Den vielleicht letzten, in jedem Fall aber ruhigsten Neuzugang der Sommersaison hatte der Nachtclub Watergate an der Oderbaumbrücke zu bieten. »Is’ ja eher gedämpfte Mucke hier draußen«, bemerkte ein Typ mit Truckermütze und stapfte postwendend von der frisch eröffneten Terrasse auf Wasserhöhe ins Innere des Clubs.

Die geladenen Gäste, das Stamminventar des Watergates plus wirtschaftlich Verbündete wie Anwälte, Sponsoren, Architekten etc., weihten die künftige Chillout-Fläche auf der Spree ein. Atmosphärisch glich das Event einem hippen Sektempfang, bei dem man über Styles, Jobs und Nightlife redet.

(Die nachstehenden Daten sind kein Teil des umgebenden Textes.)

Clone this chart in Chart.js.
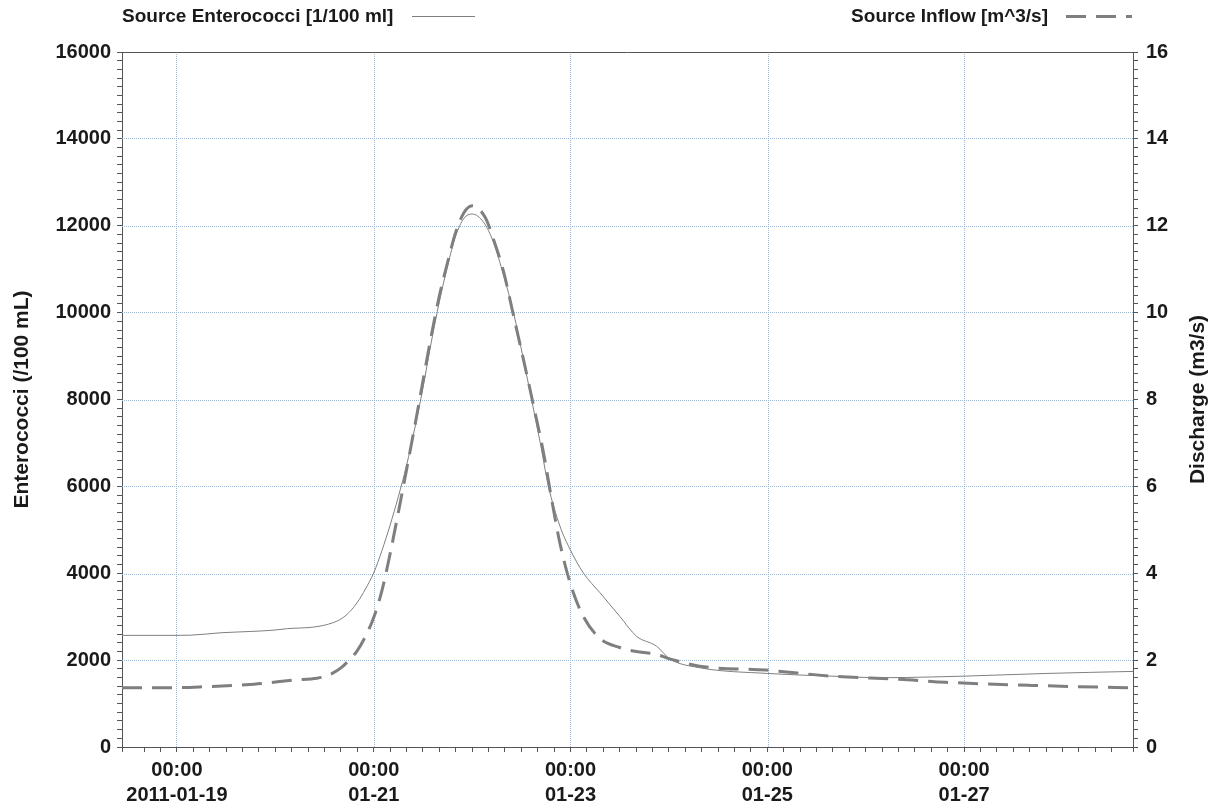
<!DOCTYPE html>
<html>
<head>
<meta charset="utf-8">
<script src="https://cdn.jsdelivr.net/npm/chart.js@4.4.1/dist/chart.umd.min.js"></script>
<style>
  html, body { margin: 0; padding: 0; background: #fff; }
  #wrap { position: relative; width: 1212px; height: 805px; }
</style>
</head>
<body>
<div id="wrap"><canvas id="chart"></canvas></div>
<script>
// x = hours since 2011-01-19 00:00
const X_MIN = -13.4;
const X_MAX = 233.2;

// Source Enterococci [1/100 ml]
const entHours  = [-13.4, -1.5, 3.4, 10.7, 18, 23.6, 27, 33.3, 36, 38, 40, 42, 44, 46, 48,
                   50, 52, 54, 56, 58, 60, 62, 64, 66, 68, 70, 72, 74.8, 77.2,
                   79.7, 82.1, 84.5, 86.5, 88.6, 90.6, 93.4, 95.9, 99.1, 103.2, 108, 112.1, 117,
                   120.2, 127.5, 144, 160, 172, 184, 192, 212, 233.2];
const entValues = [2570, 2570, 2575, 2630, 2660, 2690, 2725, 2760, 2805, 2860, 2945, 3100, 3330, 3640, 4010,
                   4520, 5110, 5760, 6480, 7330, 8260, 9300, 10250, 11070, 11770, 12170, 12270, 12080, 11620,
                   10850, 10000, 8930, 8000, 7010, 6010, 5090, 4550, 4010, 3550, 3010, 2550, 2320,
                   2030, 1825, 1693, 1630, 1595, 1612, 1631, 1693, 1740];

// Source Inflow [m^3/s]
const flowHours  = [-13.4, -1.5, 6.6, 18.8, 28.5, 34.2, 36, 38, 40, 42, 44, 46, 48, 50, 52, 54,
                    56, 58, 60, 62, 64, 66, 68, 70, 72, 75.2, 77.2, 79.7, 82.1, 84.5, 87,
                    89.4, 91.4, 93.4, 95.9, 99.1, 103.2, 108, 111.3, 117, 120.2, 127.5, 143.7,
                    159.9, 176.2, 187.5, 207.8, 233.2];
const flowValues = [1.364, 1.364, 1.387, 1.447, 1.539, 1.585, 1.62, 1.70, 1.82, 2.0, 2.22, 2.55, 2.98, 3.6, 4.45, 5.4,
                    6.38, 7.38, 8.42, 9.45, 10.38, 11.15, 11.85, 12.3, 12.46, 12.19, 11.69, 10.93, 9.93, 8.93, 7.85,
                    6.78, 5.70, 4.70, 3.78, 3.01, 2.50, 2.29, 2.21, 2.13, 2.03, 1.86, 1.77,
                    1.63, 1.56, 1.49, 1.42, 1.36];

const xTickHours  = [0, 48, 96, 144, 192];
const xTickLabels = [['00:00', '2011-01-19'], ['00:00', '01-21'], ['00:00', '01-23'],
                     ['00:00', '01-25'], ['00:00', '01-27']];
const leftTicks  = [0, 2000, 4000, 6000, 8000, 10000, 12000, 14000, 16000];
const rightTicks = [0, 2, 4, 6, 8, 10, 12, 14, 16];

const FONT = "'Liberation Sans', Arial, sans-serif";
const TEXT = '#1a1a1a';
const AXIS = '#555';
const GRID = '#86bef3';
const LINE = '#7f7f7f';

const isMajor = (list, v) => list.some(t => Math.abs(t - v) < 1e-6);

// gepunktete Hilfslinien, Punkte auf geraden Pixeln
const dotGrid = {
  id: 'dotGrid',
  beforeDatasetsDraw(chart) {
    const { ctx, chartArea: a, scales } = chart;
    const even = p => Math.round(p / 2) * 2;
    const top = even(a.top), left = even(a.left);
    ctx.save();
    ctx.strokeStyle = GRID;
    ctx.lineWidth = 1;
    ctx.setLineDash([1, 1]);
    xTickHours.forEach(h => {
      const px = even(scales.x.getPixelForValue(h)) + 0.5;
      ctx.beginPath();
      ctx.moveTo(px, top);
      ctx.lineTo(px, a.bottom);
      ctx.stroke();
    });
    leftTicks.slice(1, -1).forEach(v => {
      const py = even(scales.y.getPixelForValue(v)) + 0.5;
      ctx.beginPath();
      ctx.moveTo(left, py);
      ctx.lineTo(a.right, py);
      ctx.stroke();
    });
    ctx.restore();
  }
};

// ── Rahmen, Legende, Achsentitel ──
const decor = {
  id: 'decor',
  afterDraw(chart) {
    const { ctx, chartArea: a } = chart;
    ctx.save();
    ctx.strokeStyle = AXIS;
    ctx.lineWidth = 1;
    ctx.beginPath();
    ctx.moveTo(a.left, Math.round(a.top) + 0.5);
    ctx.lineTo(a.right, Math.round(a.top) + 0.5);
    ctx.stroke();

    ctx.fillStyle = TEXT;
    ctx.font = `bold 19px ${FONT}`;
    ctx.textBaseline = 'middle';
    ctx.textAlign = 'left';
    ctx.fillText('Source Enterococci [1/100 ml]', 122, 17);
    ctx.textAlign = 'right';
    ctx.fillText('Source Inflow [m^3/s]', 1048, 17);

    ctx.strokeStyle = LINE;
    ctx.lineWidth = 1;
    ctx.beginPath();
    ctx.moveTo(412, 16.5);
    ctx.lineTo(475, 16.5);
    ctx.stroke();
    ctx.lineWidth = 3;
    ctx.setLineDash([20, 10]);
    ctx.beginPath();
    ctx.moveTo(1066, 16.5);
    ctx.lineTo(1132, 16.5);
    ctx.stroke();
    ctx.setLineDash([]);

    const cy = (a.top + a.bottom) / 2;
    ctx.textAlign = 'center';
    ctx.font = `bold 21px ${FONT}`;
    ctx.translate(22, cy);
    ctx.rotate(-Math.PI / 2);
    ctx.fillText('Enterococci (/100 mL)', 0, 0);
    ctx.setTransform(1, 0, 0, 1, 0, 0);
    ctx.translate(1198, cy);
    ctx.rotate(-Math.PI / 2);
    ctx.fillText('Discharge (m3/s)', 0, 0);
    ctx.restore();
  }
};

new Chart(document.getElementById('chart'), {
  type: 'line',
  data: {
    datasets: [
      {
        label: 'Source Enterococci [1/100 ml]',
        data: entHours.map((h, i) => ({ x: h, y: entValues[i] })),
        yAxisID: 'y',
        borderColor: LINE,
        borderWidth: 1,
        pointRadius: 0,
        cubicInterpolationMode: 'monotone',
        fill: false,
      },
      {
        label: 'Source Inflow [m^3/s]',
        data: flowHours.map((h, i) => ({ x: h, y: flowValues[i] })),
        yAxisID: 'y1',
        borderColor: LINE,
        borderWidth: 3,
        borderDash: [20, 10],
        pointRadius: 0,
        cubicInterpolationMode: 'monotone',
        fill: false,
      }
    ]
  },
  options: {
    responsive: true,
    maintainAspectRatio: false,
    animation: false,
    layout: { padding: { top: 52, left: 0, right: 0, bottom: 0 } },
    plugins: { legend: { display: false }, tooltip: { enabled: false } },
    scales: {
      x: {
        type: 'linear',
        min: X_MIN, max: X_MAX,
        afterFit: s => { s.height = 58; },
        border: { color: AXIS, width: 1 },
        grid: { drawOnChartArea: false, color: AXIS, tickColor: AXIS, tickLength: 5 },
        ticks: {
          stepSize: 4, autoSkip: false, maxRotation: 0, padding: 6,
          color: TEXT, font: { family: FONT, size: 20, weight: 'bold', lineHeight: 1.25 },
          callback: v => {
            const i = xTickHours.findIndex(t => Math.abs(t - v) < 1e-6);
            return i >= 0 ? xTickLabels[i] : '';
          }
        }
      },
      y: {
        position: 'left',
        min: 0, max: 16000,
        afterFit: s => { s.width = 122; },
        border: { color: AXIS, width: 1 },
        grid: { drawOnChartArea: false, color: AXIS, tickColor: AXIS, tickLength: 5 },
        ticks: {
          stepSize: 200, autoSkip: false, padding: 6,
          color: TEXT, font: { family: FONT, size: 20, weight: 'bold' },
          callback: v => isMajor(leftTicks, v) ? String(Math.round(v)) : ''
        }
      },
      y1: {
        position: 'right',
        min: 0, max: 16,
        afterFit: s => { s.width = 79; },
        border: { color: AXIS, width: 1 },
        grid: { drawOnChartArea: false, color: AXIS, tickColor: AXIS, tickLength: 5 },
        ticks: {
          stepSize: 0.2, autoSkip: false, padding: 8,
          color: TEXT, font: { family: FONT, size: 20, weight: 'bold' },
          callback: v => isMajor(rightTicks, v) ? String(Math.round(v)) : ''
        }
      }
    }
  },
  plugins: [dotGrid, decor]
});
</script>
</body>
</html>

Die Frage des Abends stellte die partyerfahrene Wahlberlinerin Eva: »Wieso hat die Terrasse erst so spät aufgemacht, es ist doch gar kein Sommer mehr?« Johannes Braun, Mitbetreiber des Watergate, schob die Verantwortung auf den »Alkoholikerverband Landesbauamt« und meinte damit die bürokratischen Mühlen. So musste die Harmonie des Designs der Terrasse mit dem der Oberbaumbrücke gewährleistet sein, Fragen des geplanten Uferwanderwegs geklärt und nach Munition getaucht werden, unter anderem.

Über schon länger existierende Feierinstitutionen hinaus wie die Maria am Ufer, das MS Edelweiss oder die Hoppetosse hat sich in diesem Jahr das Partyspektrum an der Spree wesentlich erweitert. Am Gelände der Arena wurde Anfang Mai ein wenig Sand aufgeschüttet und ein Schwimmbecken in die Spree gesetzt: Fertig war das Badeschiff, das seither gut besucht ist. Es bietet der nach Events gierenden Jugend Abhängmöglichkeiten am Wasser, abends untermalt von elektronischer Musik.

Etwas weiter flussaufwärts findet man das King Kameamea, benannt nach dem populärsten hawaiischen König beziehungsweise einer Bar aus der Serie »Magnum«, das ein gemischteres Publikum anlockt. Zwischen einem Billardtisch unter Bäumen, einem Strand und einer selbst gebauten Bar wird hier an Wochenenden auf dem ehemaligen Bootshaus des Wasserschiffamtes gefeiert. Da gibt es auch schon mal Ärger mit der Polizei, die Ruhestörungen mit Großaufgeboten zu unterbinden bereit ist.

Grüne Uniformen tauchten auch auf der Eröffnungsfeier der Sommerranch Bar25 auf, die seit einigen Wochen auf der gegenüberliegenden Seite der Spree am Holzmarkt residiert, trotz zahlreicher präemptiver Lautstärkemessungen (45 Dezibel sind erlaubt). Während in den anderen Strandbars Mojitos zur Entspannung zwischen den Arbeitstagen geschlürft werden, erholt sich auf der Sommerranch die Partyszene Berlins unter dem in wenigen Tagen errichteten Hüttendach von den harten Wochenenden. Die Einrichtung erinnert an eine Mischung aus der Wohnzimmerbar im Prenzlauer Berg und der Deko von Technofestivals im Berliner Umland.

Man darf gespannt sein, ob der Trend zum Strand im nächsten Jahr weitergeht, Platz genug bietet die Spree ja. Oder man entdeckt nach den Straßen und dem Fluss endlich modernere urbane Sphären – zum Beispiel unter der Erde.